## Data for the task
|---|

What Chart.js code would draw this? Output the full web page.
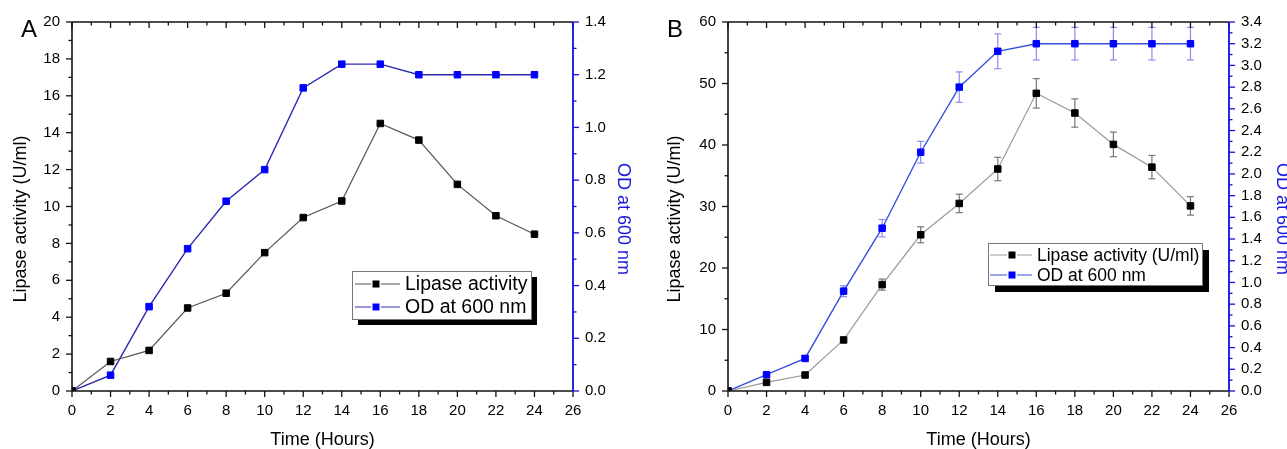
<!DOCTYPE html>
<html>
<head>
<meta charset="utf-8">
<script src="https://cdn.jsdelivr.net/npm/chart.js@4.4.1/dist/chart.umd.min.js"></script>
<style>
body { margin: 0; background: #fff; width: 1287px; height: 449px; overflow: hidden; position: relative; }
canvas { position: absolute; top: 0; }
#graficoA { left: 0; }
#graficoB { left: 645px; }
</style>
</head>
<body>
<canvas id="graficoA" width="645" height="449"></canvas>
<canvas id="graficoB" width="642" height="449"></canvas>
<script>
// datos
const horas = [0, 2, 4, 6, 8, 10, 12, 14, 16, 18, 20, 22, 24];

const lipasaA = [0, 1.6, 2.2, 4.5, 5.3, 7.5, 9.4, 10.3, 14.5, 13.6, 11.2, 9.5, 8.5];
const odA = [0, 0.06, 0.32, 0.54, 0.72, 0.84, 1.15, 1.24, 1.24, 1.2, 1.2, 1.2, 1.2];

const lipasaB = [0, 1.4, 2.6, 8.3, 17.3, 25.4, 30.5, 36.1, 48.4, 45.2, 40.1, 36.4, 30.1];
const errLipasaB = [0, 0.3, 0.3, 0.4, 0.9, 1.3, 1.5, 1.9, 2.4, 2.3, 2.0, 1.9, 1.5];
const odB = [0, 0.15, 0.3, 0.92, 1.5, 2.2, 2.8, 3.13, 3.2, 3.2, 3.2, 3.2, 3.2];
const errOdB = [0, 0.02, 0.02, 0.05, 0.08, 0.1, 0.14, 0.16, 0.15, 0.15, 0.15, 0.15, 0.15];

Chart.defaults.font.family = '"Liberation Sans", Arial, sans-serif';
Chart.defaults.color = '#000';

function puntos(ys) {
    return horas.map((h, i) => ({ x: h, y: ys[i] }));
}

function linea(ctx, x0, y0, x1, y1) {
    ctx.beginPath();
    ctx.moveTo(x0, y0);
    ctx.lineTo(x1, y1);
    ctx.stroke();
}

// marco, ejes y marcas menores estilo Origin
const marcasEjes = {
    id: 'marcasEjes',
    afterDraw(chart, args, o) {
        const ctx = chart.ctx;
        const a = chart.chartArea;
        const sx = chart.scales.x, sy = chart.scales.y, sy2 = chart.scales.y2;
        ctx.save();
        ctx.lineWidth = 1.6;
        ctx.strokeStyle = '#111';
        linea(ctx, a.left, a.bottom, a.right, a.bottom);
        linea(ctx, a.left, a.bottom, a.left, a.top);
        linea(ctx, a.left, a.top, a.right, a.top);
        ctx.lineWidth = 1.3;
        for (let i = 0; i <= 26; i++) {
            const px = sx.getPixelForValue(i);
            const l = i % 2 === 0 ? 6 : 3.5;
            linea(ctx, px, a.bottom, px, a.bottom + l);
            linea(ctx, px, a.top, px, a.top + l);
        }
        const nIzq = Math.round(sy.max / o.menorIzq);
        for (let i = 0; i <= nIzq; i++) {
            const py = sy.getPixelForValue(i * o.menorIzq);
            const l = i % 2 === 0 ? 6 : 3.5;
            linea(ctx, a.left - l, py, a.left, py);
        }
        ctx.strokeStyle = '#1010e0';
        ctx.lineWidth = 1.8;
        linea(ctx, a.right, a.bottom, a.right, a.top);
        ctx.lineWidth = 1.3;
        const nDer = Math.round(sy2.max / o.menorDer);
        for (let i = 0; i <= nDer; i++) {
            const py = sy2.getPixelForValue(i * o.menorDer);
            const l = i % 2 === 0 ? 6 : 3.5;
            linea(ctx, a.right, py, a.right + l, py);
        }
        ctx.fillStyle = '#000';
        ctx.font = '24px "Liberation Sans", Arial, sans-serif';
        ctx.fillText(o.letra, o.letraX, 37);
        ctx.restore();
    }
};

// barras de error verticales
const barrasError = {
    id: 'barrasError',
    beforeDatasetsDraw(chart) {
        const ctx = chart.ctx;
        ctx.save();
        chart.data.datasets.forEach((ds, k) => {
            if (!ds.errores) return;
            const sy = chart.scales[ds.yAxisID];
            const sx = chart.scales.x;
            ctx.strokeStyle = ds.colorError;
            ctx.lineWidth = 1.2;
            ds.data.forEach((p, i) => {
                const e = ds.errores[i];
                if (!e) return;
                const px = sx.getPixelForValue(p.x);
                const y0 = sy.getPixelForValue(p.y - e);
                const y1 = sy.getPixelForValue(p.y + e);
                linea(ctx, px, y0, px, y1);
                linea(ctx, px - 3.5, y0, px + 3.5, y0);
                linea(ctx, px - 3.5, y1, px + 3.5, y1);
            });
        });
        ctx.restore();
    }
};

// leyenda con caja y sombra negra
const leyendaCaja = {
    id: 'leyendaCaja',
    afterDraw(chart, args, o) {
        const ctx = chart.ctx;
        ctx.save();
        ctx.fillStyle = '#000';
        ctx.fillRect(o.x + o.sombra, o.y + o.sombra, o.w, o.h);
        ctx.fillStyle = '#fff';
        ctx.fillRect(o.x, o.y, o.w, o.h);
        ctx.strokeStyle = '#777';
        ctx.lineWidth = 1;
        ctx.strokeRect(o.x + 0.5, o.y + 0.5, o.w, o.h);
        ctx.font = o.tam + 'px "Liberation Sans", Arial, sans-serif';
        ctx.textBaseline = 'middle';
        chart.data.datasets.forEach((ds, i) => {
            const yy = o.filas[i];
            ctx.strokeStyle = ds.borderColor;
            ctx.lineWidth = 1;
            linea(ctx, o.lineaX[0], yy, o.marcaX - 5, yy);
            linea(ctx, o.marcaX + 5, yy, o.lineaX[1], yy);
            ctx.fillStyle = ds.pointBackgroundColor;
            ctx.fillRect(o.marcaX - 3.5, yy - 3.5, 7, 7);
            ctx.fillStyle = '#000';
            ctx.fillText(ds.label, o.textoX, yy + 1);
        });
        ctx.restore();
    }
};

function crearGrafico(id, cfg) {
    const ctx = document.getElementById(id);
    return new Chart(ctx, {
        type: 'line',
        data: {
            datasets: [{
                label: cfg.etiquetaLipasa,
                data: puntos(cfg.lipasa),
                errores: cfg.errLipasa,
                colorError: '#777',
                yAxisID: 'y',
                borderColor: cfg.colorLineaNegra,
                borderWidth: 1.2,
                pointStyle: 'rect',
                pointRadius: 4.6,
                pointBackgroundColor: '#000',
                pointBorderColor: '#000',
                pointBorderWidth: 1,
                tension: 0
            }, {
                label: 'OD at 600 nm',
                data: puntos(cfg.od),
                errores: cfg.errOd,
                colorError: '#8c8cf0',
                yAxisID: 'y2',
                borderColor: cfg.colorLineaAzul,
                borderWidth: 1.4,
                pointStyle: 'rect',
                pointRadius: 4.6,
                pointBackgroundColor: '#0000ff',
                pointBorderColor: '#0000ff',
                pointBorderWidth: 1,
                tension: 0
            }]
        },
        options: {
            responsive: false,
            animation: false,
            layout: { padding: { top: 22, left: 0, right: 0, bottom: 0 } },
            scales: {
                x: {
                    type: 'linear', min: 0, max: 26,
                    grid: { display: false, drawTicks: false },
                    border: { display: false },
                    ticks: { stepSize: 2, padding: 11, font: { size: 15 } },
                    title: { display: true, text: 'Time (Hours)', font: { size: 18, lineHeight: 1 }, padding: 0 },
                    afterFit: s => { s.height = 58; }
                },
                y: {
                    position: 'left', min: 0, max: cfg.maxIzq,
                    grid: { display: false, drawTicks: false },
                    border: { display: false },
                    ticks: { stepSize: cfg.pasoIzq, padding: 12, font: { size: 15 } },
                    // espacios al final: el titulo queda un poco mas abajo, como en el original
                    title: { display: true, text: 'Lipase activity (U/ml)     ', font: { size: 18, lineHeight: 1 }, padding: { top: cfg.padTituloIzq, bottom: 0 } },
                    afterFit: s => { s.width = cfg.anchoIzq; }
                },
                y2: {
                    position: 'right', min: 0, max: cfg.maxDer,
                    grid: { display: false, drawTicks: false },
                    border: { display: false },
                    ticks: { stepSize: 0.2, padding: 12, font: { size: 15 }, callback: v => v.toFixed(1) },
                    title: { display: true, text: '     OD at 600 nm', color: '#1a1ad8', font: { size: 18, lineHeight: 1 }, padding: { top: cfg.padTituloDer, bottom: 0 } },
                    afterFit: s => { s.width = cfg.anchoDer; }
                }
            },
            plugins: {
                legend: { display: false },
                tooltip: { enabled: false },
                marcasEjes: { menorIzq: cfg.menorIzq, menorDer: 0.1, letra: cfg.letra, letraX: cfg.letraX },
                leyendaCaja: cfg.leyenda
            }
        },
        plugins: [barrasError, marcasEjes, leyendaCaja]
    });
}

crearGrafico('graficoA', {
    etiquetaLipasa: 'Lipase activity',
    lipasa: lipasaA, od: odA,
    colorLineaNegra: '#555', colorLineaAzul: '#2a2ab0',
    maxIzq: 20, pasoIzq: 2, menorIzq: 1, maxDer: 1.4,
    anchoIzq: 72, anchoDer: 72, padTituloIzq: 12, padTituloDer: 13,
    letra: 'A', letraX: 21,
    leyenda: { x: 352, y: 271, w: 179, h: 48, sombra: 6, tam: 19.5, filas: [284, 307], lineaX: [355, 400], marcaX: 376, textoX: 405 }
});

crearGrafico('graficoB', {
    etiquetaLipasa: 'Lipase activity (U/ml)',
    lipasa: lipasaB, errLipasa: errLipasaB, od: odB, errOd: errOdB,
    colorLineaNegra: '#999', colorLineaAzul: '#3550e0',
    maxIzq: 60, pasoIzq: 10, menorIzq: 5, maxDer: 3.4,
    anchoIzq: 83, anchoDer: 58, padTituloIzq: 21, padTituloDer: -4,
    letra: 'B', letraX: 22,
    leyenda: { x: 343, y: 243, w: 214, h: 42, sombra: 7, tam: 17.5, filas: [255, 275], lineaX: [345, 387], marcaX: 367, textoX: 392 }
});
</script>
</body>
</html>
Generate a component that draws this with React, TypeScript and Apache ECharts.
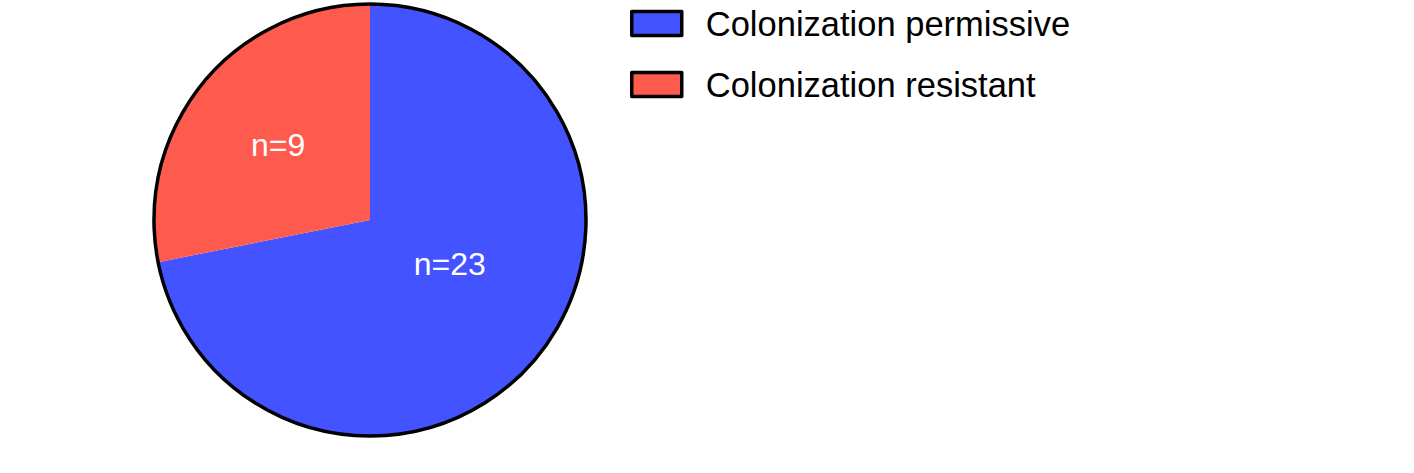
import React, { useEffect, useRef } from "react";
import * as echarts from "echarts";

const categories = ["Colonization permissive", "Colonization resistant"];
const counts = [23, 9];
const sliceLabels = ["n=23", "n=9"];
const colors = ["#4353FF", "#FF5A4E"];

export default function App() {
  const ref = useRef<HTMLDivElement>(null);
  useEffect(() => {
    if (!ref.current) return;
    const chart = echarts.init(ref.current, undefined, { renderer: "svg" });
    const font = "'Liberation Sans', Arial, Helvetica, sans-serif";
    const labelOffsets = [
      [-6, -26],
      [-6, -5],
    ];
    chart.setOption({
      animation: false,
      backgroundColor: "#ffffff",
      legend: {
        orient: "vertical",
        left: 625,
        top: 1,
        icon: "rect",
        itemWidth: 50,
        itemHeight: 24,
        itemGap: 26,
        data: categories,
        itemStyle: { borderColor: "#000", borderWidth: 3.5 },
        textStyle: {
          fontSize: 34.5,
          fontFamily: font,
          color: "#000",
          padding: [0, 0, 0, 19],
        },
        selectedMode: false,
      },
      series: [
        {
          type: "pie",
          center: [370, 220],
          radius: 216,
          startAngle: 90,
          clockwise: true,
          silent: true,
          avoidLabelOverlap: false,
          labelLine: { show: false },
          itemStyle: { borderWidth: 0 },
          data: categories.map((name, i) => ({
            name,
            value: counts[i],
            itemStyle: { color: colors[i] },
            label: {
              show: true,
              position: "inside",
              formatter: sliceLabels[i],
              color: "#fff",
              fontSize: 32,
              fontFamily: font,
              offset: labelOffsets[i],
            },
          })),
        },
        {
          type: "pie",
          center: [370, 220],
          radius: 216,
          silent: true,
          label: { show: false },
          labelLine: { show: false },
          data: [
            {
              name: "outline",
              value: 1,
              itemStyle: {
                color: "rgba(0,0,0,0)",
                borderColor: "#000",
                borderWidth: 3.5,
              },
            },
          ],
        },
      ],
    });
    return () => chart.dispose();
  }, []);
  return (
    <div
      ref={ref}
      style={{ position: "fixed", left: 0, top: 0, width: 1414, height: 473 }}
    />
  );
}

|---|

## What to work on
Copy nothing but the lines from the first one in the listing through the line with "1.2, 1.2, 1.2];", and omit the pictures.

## The solution
What Chart.js code would draw this? Output the full web page.
<!DOCTYPE html>
<html>
<head>
<meta charset="utf-8">
<script src="https://cdn.jsdelivr.net/npm/chart.js@4.4.1/dist/chart.umd.min.js"></script>
<style>
body { margin: 0; background: #fff; width: 1287px; height: 449px; overflow: hidden; position: relative; }
canvas { position: absolute; top: 0; }
#graficoA { left: 0; }
#graficoB { left: 645px; }
</style>
</head>
<body>
<canvas id="graficoA" width="645" height="449"></canvas>
<canvas id="graficoB" width="642" height="449"></canvas>
<script>
// datos
const horas = [0, 2, 4, 6, 8, 10, 12, 14, 16, 18, 20, 22, 24];

const lipasaA = [0, 1.6, 2.2, 4.5, 5.3, 7.5, 9.4, 10.3, 14.5, 13.6, 11.2, 9.5, 8.5];
const odA = [0, 0.06, 0.32, 0.54, 0.72, 0.84, 1.15, 1.24, 1.24, 1.2, 1.2, 1.2, 1.2];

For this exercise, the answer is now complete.